■ MATERIAL FOR THIS EXERCISE
+ + +

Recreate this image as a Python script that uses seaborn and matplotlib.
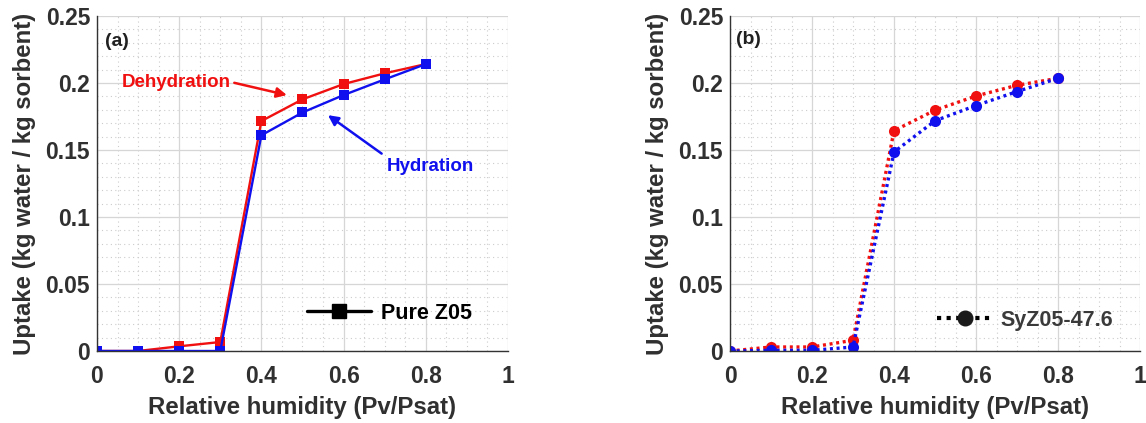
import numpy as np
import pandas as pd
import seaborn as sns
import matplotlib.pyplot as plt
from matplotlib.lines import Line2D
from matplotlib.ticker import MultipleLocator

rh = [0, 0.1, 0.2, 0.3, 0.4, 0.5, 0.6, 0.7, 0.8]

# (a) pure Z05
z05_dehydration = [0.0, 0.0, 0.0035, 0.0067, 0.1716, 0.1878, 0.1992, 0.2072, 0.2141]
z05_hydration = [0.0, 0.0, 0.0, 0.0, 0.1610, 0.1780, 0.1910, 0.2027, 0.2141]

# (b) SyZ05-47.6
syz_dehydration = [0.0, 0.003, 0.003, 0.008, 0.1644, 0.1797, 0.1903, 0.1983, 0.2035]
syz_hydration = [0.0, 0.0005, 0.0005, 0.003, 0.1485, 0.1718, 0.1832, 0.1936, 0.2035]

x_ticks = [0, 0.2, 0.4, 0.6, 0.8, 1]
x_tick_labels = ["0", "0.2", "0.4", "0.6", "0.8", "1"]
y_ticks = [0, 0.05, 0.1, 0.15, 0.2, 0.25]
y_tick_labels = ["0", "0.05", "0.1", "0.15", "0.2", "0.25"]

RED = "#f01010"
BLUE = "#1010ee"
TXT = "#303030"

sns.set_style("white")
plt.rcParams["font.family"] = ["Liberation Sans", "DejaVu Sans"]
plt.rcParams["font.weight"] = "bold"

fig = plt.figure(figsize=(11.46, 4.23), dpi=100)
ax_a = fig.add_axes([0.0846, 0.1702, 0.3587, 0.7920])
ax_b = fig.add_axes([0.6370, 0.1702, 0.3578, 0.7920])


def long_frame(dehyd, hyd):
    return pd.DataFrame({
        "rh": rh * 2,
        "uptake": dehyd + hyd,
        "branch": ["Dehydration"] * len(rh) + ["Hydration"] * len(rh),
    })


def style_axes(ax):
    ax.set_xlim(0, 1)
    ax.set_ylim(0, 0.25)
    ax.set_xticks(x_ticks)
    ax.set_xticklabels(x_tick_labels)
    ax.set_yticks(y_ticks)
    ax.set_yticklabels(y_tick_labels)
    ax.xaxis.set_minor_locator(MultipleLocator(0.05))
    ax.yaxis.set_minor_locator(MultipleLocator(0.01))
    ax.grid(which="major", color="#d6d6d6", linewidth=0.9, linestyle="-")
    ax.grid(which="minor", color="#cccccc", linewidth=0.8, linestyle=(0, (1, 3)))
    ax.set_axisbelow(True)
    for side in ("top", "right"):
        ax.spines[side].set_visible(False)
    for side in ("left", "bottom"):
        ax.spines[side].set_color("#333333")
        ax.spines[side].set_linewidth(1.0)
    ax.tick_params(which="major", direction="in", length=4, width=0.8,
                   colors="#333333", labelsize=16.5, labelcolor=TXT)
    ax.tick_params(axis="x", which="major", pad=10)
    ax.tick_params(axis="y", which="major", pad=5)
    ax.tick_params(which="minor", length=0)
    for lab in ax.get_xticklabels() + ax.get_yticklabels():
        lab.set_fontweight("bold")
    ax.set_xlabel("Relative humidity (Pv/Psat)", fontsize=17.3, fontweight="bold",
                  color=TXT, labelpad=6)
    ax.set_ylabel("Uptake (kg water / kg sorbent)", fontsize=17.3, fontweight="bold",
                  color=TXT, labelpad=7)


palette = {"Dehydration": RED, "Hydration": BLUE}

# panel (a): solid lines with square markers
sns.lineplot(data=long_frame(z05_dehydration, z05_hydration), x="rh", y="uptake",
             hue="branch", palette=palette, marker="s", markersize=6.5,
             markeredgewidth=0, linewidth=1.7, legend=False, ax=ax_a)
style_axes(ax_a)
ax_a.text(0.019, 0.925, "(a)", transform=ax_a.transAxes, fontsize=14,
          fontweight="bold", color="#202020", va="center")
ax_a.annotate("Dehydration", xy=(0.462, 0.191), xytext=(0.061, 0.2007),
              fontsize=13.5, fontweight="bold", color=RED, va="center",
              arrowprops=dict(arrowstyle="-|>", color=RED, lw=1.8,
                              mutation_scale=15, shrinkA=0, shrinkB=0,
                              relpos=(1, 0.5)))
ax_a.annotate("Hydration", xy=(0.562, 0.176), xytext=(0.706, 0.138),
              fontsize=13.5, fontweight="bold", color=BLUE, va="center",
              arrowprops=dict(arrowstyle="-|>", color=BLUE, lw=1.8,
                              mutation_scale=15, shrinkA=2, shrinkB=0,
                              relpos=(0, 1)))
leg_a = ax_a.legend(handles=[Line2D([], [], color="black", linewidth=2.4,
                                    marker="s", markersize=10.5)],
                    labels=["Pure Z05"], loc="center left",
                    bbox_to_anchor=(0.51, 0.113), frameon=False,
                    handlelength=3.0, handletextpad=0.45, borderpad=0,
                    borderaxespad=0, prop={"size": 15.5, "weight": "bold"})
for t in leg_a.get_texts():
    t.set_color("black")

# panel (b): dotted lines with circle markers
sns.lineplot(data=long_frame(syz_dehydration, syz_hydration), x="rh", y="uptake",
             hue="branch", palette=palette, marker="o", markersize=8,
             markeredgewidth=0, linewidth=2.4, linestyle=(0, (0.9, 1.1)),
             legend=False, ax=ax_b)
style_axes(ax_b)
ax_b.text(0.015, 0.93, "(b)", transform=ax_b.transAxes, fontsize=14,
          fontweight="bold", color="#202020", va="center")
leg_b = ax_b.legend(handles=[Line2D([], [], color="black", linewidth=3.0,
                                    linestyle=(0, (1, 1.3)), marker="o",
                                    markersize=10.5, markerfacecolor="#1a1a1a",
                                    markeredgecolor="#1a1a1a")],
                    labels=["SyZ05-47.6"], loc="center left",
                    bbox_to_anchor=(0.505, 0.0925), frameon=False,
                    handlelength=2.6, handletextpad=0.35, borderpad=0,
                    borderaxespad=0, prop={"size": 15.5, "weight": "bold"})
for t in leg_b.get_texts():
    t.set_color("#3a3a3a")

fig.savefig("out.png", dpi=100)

+ + +

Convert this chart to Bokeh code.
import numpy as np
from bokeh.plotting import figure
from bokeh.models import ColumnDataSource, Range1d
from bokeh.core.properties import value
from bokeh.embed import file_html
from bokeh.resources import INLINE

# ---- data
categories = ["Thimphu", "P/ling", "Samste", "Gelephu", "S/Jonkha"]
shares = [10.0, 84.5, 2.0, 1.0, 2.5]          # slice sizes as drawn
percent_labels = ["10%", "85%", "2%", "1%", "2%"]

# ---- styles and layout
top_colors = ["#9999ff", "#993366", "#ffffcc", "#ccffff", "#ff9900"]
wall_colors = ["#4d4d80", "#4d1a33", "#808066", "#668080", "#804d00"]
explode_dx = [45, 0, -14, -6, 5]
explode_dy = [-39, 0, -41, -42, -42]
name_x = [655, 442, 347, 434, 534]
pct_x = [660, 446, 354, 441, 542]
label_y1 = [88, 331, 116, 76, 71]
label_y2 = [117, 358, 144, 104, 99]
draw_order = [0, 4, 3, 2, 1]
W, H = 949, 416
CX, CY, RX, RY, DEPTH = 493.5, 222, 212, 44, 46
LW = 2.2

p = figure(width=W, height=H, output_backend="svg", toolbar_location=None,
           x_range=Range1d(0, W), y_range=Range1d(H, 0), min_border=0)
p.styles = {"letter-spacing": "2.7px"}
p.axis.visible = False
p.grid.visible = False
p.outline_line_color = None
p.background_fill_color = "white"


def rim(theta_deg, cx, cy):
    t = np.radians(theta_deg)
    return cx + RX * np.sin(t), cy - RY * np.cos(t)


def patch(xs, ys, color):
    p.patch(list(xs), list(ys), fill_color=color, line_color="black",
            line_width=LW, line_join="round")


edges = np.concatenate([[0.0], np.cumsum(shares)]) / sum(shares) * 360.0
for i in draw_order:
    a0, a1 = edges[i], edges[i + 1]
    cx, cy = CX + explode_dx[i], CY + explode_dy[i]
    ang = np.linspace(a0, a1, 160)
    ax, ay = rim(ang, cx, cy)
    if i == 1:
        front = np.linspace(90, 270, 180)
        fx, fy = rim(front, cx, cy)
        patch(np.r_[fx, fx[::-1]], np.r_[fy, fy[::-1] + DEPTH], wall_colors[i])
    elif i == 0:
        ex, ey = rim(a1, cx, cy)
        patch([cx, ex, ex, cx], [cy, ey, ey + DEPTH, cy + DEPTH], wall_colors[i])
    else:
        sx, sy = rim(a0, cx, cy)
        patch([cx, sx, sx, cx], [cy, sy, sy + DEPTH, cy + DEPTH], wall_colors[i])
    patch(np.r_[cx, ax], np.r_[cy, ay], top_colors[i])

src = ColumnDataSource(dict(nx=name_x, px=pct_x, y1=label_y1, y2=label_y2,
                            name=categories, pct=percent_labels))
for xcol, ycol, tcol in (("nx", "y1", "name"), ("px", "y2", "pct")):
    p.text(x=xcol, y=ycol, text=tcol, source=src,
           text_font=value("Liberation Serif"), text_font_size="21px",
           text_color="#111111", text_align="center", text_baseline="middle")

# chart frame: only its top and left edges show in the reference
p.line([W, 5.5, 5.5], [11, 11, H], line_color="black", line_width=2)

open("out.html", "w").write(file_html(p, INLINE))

+ + +

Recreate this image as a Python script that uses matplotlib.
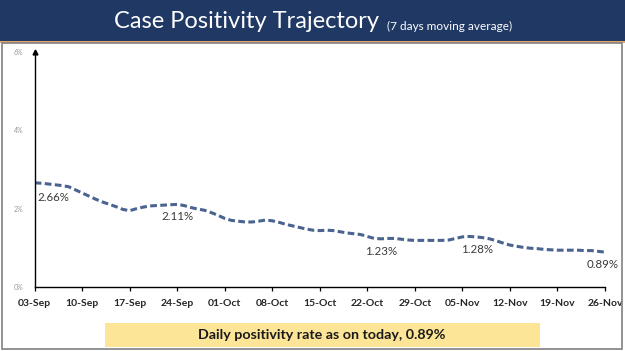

+ + +

■ WRITTEN TASK
Take the material above and output only the lines from the one that contains "Recreate this image as a Python script that uses seaborn" through the one that contains "0.1832, 0.1936, 0.2035]", ends included and images left out.

■ ANSWER TO THE EXERCISE
Recreate this image as a Python script that uses seaborn and matplotlib.
import numpy as np
import pandas as pd
import seaborn as sns
import matplotlib.pyplot as plt
from matplotlib.lines import Line2D
from matplotlib.ticker import MultipleLocator

rh = [0, 0.1, 0.2, 0.3, 0.4, 0.5, 0.6, 0.7, 0.8]

# (a) pure Z05
z05_dehydration = [0.0, 0.0, 0.0035, 0.0067, 0.1716, 0.1878, 0.1992, 0.2072, 0.2141]
z05_hydration = [0.0, 0.0, 0.0, 0.0, 0.1610, 0.1780, 0.1910, 0.2027, 0.2141]

# (b) SyZ05-47.6
syz_dehydration = [0.0, 0.003, 0.003, 0.008, 0.1644, 0.1797, 0.1903, 0.1983, 0.2035]
syz_hydration = [0.0, 0.0005, 0.0005, 0.003, 0.1485, 0.1718, 0.1832, 0.1936, 0.2035]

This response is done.